### WHAT NEEDS TO BE DONE:
Identify every line in the records below that contains the word "diagram", and copy each of those lines.

### WORKING DATA:
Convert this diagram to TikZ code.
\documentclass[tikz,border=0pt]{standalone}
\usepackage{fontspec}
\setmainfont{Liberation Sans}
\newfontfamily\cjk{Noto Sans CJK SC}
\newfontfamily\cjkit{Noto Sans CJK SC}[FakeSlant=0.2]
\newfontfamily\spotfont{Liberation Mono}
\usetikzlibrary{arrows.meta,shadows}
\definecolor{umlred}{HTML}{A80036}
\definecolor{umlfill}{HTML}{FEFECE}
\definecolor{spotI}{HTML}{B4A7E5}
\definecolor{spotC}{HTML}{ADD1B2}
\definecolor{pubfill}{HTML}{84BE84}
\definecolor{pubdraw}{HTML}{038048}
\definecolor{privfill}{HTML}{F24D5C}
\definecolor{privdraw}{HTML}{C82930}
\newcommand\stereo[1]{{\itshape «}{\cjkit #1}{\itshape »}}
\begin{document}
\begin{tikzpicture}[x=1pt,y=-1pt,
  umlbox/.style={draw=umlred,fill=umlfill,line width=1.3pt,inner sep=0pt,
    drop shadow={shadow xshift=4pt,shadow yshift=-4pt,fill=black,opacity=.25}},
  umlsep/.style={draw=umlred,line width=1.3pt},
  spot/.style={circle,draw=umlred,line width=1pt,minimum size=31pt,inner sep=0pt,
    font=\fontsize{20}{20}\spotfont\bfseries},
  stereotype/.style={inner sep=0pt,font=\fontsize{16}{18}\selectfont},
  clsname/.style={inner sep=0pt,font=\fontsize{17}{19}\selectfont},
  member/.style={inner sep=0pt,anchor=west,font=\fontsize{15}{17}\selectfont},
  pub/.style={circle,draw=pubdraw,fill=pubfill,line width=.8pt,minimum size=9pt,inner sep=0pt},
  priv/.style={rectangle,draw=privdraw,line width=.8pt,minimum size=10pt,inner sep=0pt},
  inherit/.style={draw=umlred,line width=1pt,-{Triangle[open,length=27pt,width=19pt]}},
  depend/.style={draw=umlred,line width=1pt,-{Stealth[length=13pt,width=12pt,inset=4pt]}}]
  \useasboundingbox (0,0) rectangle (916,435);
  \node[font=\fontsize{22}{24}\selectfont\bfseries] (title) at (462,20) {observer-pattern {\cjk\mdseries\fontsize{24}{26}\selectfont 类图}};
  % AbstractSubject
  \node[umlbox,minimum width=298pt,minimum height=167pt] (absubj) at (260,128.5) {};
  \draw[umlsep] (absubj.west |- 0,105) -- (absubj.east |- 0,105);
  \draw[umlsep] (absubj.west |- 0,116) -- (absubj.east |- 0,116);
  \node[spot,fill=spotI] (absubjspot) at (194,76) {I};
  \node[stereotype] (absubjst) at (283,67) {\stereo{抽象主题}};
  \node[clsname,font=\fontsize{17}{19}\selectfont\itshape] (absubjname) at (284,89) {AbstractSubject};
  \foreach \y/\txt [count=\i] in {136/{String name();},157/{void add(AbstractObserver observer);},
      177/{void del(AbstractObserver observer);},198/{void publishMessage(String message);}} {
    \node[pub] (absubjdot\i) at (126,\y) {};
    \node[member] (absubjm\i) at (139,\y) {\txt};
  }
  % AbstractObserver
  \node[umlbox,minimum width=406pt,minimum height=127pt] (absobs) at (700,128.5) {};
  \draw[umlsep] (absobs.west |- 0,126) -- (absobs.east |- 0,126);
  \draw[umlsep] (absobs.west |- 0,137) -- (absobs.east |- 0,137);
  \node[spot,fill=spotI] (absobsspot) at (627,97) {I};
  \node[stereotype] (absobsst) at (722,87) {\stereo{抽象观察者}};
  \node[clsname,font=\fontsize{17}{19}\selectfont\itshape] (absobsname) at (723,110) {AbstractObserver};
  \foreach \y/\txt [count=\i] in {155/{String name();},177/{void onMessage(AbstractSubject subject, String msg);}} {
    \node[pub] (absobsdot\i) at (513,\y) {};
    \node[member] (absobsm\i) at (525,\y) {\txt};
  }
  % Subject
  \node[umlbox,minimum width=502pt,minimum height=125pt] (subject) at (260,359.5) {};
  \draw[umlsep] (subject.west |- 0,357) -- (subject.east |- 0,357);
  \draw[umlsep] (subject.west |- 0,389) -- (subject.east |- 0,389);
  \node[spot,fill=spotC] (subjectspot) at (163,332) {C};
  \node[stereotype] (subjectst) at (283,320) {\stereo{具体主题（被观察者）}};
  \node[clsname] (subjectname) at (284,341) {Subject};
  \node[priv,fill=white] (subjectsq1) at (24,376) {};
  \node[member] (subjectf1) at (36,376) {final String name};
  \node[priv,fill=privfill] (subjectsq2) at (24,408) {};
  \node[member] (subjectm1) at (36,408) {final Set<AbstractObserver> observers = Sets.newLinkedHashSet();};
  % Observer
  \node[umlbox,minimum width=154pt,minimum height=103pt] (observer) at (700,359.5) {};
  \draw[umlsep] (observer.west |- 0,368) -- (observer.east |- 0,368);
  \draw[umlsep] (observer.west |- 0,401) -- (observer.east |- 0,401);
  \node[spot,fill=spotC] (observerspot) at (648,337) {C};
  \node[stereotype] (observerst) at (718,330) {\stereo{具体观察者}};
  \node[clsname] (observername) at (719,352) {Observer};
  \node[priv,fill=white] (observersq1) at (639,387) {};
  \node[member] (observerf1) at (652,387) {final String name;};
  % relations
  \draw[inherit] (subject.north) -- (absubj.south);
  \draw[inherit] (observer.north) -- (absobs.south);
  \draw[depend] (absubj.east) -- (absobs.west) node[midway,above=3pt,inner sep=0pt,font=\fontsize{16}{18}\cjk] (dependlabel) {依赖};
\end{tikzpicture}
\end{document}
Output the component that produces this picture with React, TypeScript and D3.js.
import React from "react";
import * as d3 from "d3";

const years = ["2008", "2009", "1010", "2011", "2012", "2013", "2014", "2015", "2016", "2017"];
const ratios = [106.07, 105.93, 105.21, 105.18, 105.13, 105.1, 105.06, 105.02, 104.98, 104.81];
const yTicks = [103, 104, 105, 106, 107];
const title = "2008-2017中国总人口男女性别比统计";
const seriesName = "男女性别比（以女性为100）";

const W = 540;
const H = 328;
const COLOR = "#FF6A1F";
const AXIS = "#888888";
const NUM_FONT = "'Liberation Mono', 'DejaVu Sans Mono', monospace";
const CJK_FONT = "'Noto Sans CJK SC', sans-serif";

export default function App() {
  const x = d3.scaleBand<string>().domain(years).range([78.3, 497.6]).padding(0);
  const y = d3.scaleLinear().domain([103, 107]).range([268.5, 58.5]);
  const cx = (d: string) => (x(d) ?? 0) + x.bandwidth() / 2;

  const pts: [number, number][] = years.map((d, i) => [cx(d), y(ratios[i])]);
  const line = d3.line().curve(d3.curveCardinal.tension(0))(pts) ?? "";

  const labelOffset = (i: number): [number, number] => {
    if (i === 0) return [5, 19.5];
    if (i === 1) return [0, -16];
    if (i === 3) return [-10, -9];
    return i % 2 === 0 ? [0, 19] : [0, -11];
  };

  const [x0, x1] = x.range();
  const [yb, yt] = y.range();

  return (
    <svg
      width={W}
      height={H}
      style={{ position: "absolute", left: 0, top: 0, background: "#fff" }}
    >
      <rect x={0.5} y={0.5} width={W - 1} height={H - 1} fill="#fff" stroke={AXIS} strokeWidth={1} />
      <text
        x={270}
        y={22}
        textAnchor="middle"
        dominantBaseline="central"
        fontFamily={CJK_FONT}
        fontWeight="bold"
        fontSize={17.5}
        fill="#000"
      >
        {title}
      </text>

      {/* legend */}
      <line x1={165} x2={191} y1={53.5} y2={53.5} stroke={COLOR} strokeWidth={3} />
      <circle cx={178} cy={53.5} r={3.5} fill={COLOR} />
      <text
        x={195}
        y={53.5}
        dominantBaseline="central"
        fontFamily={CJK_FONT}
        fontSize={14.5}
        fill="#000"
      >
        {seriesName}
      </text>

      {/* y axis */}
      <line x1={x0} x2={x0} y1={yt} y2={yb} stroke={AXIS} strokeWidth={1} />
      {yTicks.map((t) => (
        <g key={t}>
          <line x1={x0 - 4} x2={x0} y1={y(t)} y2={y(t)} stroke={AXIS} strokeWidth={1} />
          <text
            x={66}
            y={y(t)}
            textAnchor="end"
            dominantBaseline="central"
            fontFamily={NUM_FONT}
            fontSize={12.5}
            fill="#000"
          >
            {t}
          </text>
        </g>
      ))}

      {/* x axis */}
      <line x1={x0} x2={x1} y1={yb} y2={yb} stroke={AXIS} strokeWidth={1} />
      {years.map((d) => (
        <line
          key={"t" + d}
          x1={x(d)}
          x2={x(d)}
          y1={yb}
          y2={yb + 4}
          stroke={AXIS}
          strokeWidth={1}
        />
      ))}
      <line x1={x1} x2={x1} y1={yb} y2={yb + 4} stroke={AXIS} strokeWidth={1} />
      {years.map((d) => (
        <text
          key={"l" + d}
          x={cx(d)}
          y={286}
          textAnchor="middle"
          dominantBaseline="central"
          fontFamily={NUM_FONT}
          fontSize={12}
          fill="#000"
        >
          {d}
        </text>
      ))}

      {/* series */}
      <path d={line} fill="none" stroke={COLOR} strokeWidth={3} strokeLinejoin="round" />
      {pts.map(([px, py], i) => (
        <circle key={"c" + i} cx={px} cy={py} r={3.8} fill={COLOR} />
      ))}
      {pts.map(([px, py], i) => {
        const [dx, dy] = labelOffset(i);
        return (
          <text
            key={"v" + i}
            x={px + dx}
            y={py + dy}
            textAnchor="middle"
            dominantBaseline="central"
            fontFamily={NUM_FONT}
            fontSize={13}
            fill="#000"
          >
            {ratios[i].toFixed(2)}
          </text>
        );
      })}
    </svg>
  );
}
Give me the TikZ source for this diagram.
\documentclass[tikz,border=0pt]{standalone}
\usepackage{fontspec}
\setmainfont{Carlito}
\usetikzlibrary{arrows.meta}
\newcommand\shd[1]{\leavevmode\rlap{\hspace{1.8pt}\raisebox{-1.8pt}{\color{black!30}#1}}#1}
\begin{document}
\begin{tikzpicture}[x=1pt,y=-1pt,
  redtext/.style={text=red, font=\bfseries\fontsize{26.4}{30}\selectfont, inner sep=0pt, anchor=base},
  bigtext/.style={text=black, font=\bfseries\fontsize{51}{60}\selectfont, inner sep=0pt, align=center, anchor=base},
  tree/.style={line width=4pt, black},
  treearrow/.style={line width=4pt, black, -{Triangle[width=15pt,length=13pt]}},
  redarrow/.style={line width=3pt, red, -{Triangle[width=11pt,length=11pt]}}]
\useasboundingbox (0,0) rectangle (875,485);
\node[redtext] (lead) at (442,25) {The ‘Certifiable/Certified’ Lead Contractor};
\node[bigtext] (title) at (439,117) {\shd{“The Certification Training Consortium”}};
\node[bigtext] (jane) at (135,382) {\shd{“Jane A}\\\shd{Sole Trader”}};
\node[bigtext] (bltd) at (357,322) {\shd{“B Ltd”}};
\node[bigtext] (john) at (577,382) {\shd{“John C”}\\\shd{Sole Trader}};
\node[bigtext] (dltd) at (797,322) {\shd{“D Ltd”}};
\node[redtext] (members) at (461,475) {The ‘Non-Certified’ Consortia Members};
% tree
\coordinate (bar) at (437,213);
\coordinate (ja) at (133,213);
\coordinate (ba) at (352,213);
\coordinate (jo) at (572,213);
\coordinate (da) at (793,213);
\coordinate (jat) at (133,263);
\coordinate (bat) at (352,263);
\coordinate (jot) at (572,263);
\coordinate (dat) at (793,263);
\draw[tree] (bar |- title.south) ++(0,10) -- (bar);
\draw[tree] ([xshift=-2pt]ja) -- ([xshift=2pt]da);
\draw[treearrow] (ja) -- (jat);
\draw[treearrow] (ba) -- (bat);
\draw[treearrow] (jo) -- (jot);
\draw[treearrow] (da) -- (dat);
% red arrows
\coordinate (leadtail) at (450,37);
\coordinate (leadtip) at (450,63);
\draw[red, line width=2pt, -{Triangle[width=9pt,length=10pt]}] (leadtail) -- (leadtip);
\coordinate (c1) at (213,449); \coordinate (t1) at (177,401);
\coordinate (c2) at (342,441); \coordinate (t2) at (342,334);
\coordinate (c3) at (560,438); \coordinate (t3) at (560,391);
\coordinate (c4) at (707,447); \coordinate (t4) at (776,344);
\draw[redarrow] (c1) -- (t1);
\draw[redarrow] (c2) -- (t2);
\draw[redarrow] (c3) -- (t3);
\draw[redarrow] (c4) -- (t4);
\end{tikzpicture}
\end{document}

### ANSWER TO THE PROBLEM:
Convert this diagram to TikZ code.
Give me the TikZ source for this diagram.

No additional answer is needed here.